В конце 35 года Гоголь освобождается от занятий историей, которые становились для него все более тягостными. После неудачного опыта преподавания истории в Петербургском университете он выходит в отставку и с этих пор безраздельно посвящает себя литературе.
* * *
Обратимся к произведениям 34–35 годов. Какое свидетельство дадут они об авторе? Объединено ли чем‑нибудь их пестрое разнообразие? Разбирая «Вечера на хуторе», мы указывали, что главной темой их было вторжение демонических сил в жизнь человека. В основе повестей, помещенных в «Миргороде» и «Арабесках», ощущение безнадежности и обреченности расширяется и углубляется. Гоголь по–прежнему видит мир во власти темных сил и с беспощадной наблюдательностью следит за борьбой человека с дьяволом. За исключением «Как поссорились Иван Иванович с Иваном Никифоровичем» все повести кончаются гибелью героев: умирают Афанасий Иванович и Пульхерия Ивановна в «Старосветских помещиках», гибнет Тарас с двумя своими сыновьями в «Тарасе Бульбе», сходит с ума и умирает художник Чертков в «Портрете», сходит с ума и перерезывает себе горло художник Пискарев в «Невском проспекте», сходит с ума чиновник Поприщин в «Записках сумасшедшего».
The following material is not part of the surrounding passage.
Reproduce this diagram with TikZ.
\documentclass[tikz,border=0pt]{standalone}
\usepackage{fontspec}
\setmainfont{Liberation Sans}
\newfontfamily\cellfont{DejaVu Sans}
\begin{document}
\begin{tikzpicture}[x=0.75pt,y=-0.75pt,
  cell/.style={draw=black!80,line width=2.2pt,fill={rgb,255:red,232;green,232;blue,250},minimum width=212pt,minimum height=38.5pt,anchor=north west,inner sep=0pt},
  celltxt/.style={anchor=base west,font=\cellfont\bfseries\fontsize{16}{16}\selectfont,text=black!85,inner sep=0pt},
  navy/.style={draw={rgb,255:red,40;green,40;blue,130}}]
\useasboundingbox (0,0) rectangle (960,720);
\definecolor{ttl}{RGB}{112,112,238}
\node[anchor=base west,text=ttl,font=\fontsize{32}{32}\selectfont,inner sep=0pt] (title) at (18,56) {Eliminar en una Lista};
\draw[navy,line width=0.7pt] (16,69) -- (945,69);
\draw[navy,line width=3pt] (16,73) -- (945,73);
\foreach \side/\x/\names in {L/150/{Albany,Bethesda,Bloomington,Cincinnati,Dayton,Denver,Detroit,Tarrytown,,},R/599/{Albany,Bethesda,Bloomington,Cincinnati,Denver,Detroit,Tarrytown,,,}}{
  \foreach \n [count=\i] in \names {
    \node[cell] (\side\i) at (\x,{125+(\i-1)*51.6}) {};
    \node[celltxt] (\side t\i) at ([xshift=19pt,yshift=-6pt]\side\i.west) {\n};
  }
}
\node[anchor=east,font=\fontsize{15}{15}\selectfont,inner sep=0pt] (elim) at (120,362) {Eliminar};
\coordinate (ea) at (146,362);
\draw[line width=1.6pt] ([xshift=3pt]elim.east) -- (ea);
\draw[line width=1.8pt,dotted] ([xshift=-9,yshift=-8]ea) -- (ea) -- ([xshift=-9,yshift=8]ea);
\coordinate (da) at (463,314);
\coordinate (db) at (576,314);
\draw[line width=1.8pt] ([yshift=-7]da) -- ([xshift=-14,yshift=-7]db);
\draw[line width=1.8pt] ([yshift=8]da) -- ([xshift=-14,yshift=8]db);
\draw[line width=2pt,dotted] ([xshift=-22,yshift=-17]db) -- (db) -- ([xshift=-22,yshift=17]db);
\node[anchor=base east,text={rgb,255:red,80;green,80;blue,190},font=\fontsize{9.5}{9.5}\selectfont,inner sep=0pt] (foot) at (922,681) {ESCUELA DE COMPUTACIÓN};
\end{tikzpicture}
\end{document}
Из страшного мира, в котором властвует зло и царит смерть, уйти некуда. Даже если удалиться от суеты жизни и тревоги страстей и похоронить себя заживо в каком‑нибудь медвежьем углу, в полной тишине и уединении, и тут «злой дух» настигнет и одним своим дыханием разрушит хрупкий игрушечный рай. В начале «Старосветских помещиков», изображая «сферу этой необыкновенно уединенной жизни», Гоголь пишет: «Жизнь их скромных владетелей так тиха, так тиха, что на минуту забываешься и думаешь, что страсти, желания и неспокойные порождения злого духа, возмущающие мир, вовсе не существуют, и ты их видел только в блестящем, сверкающем сновидении».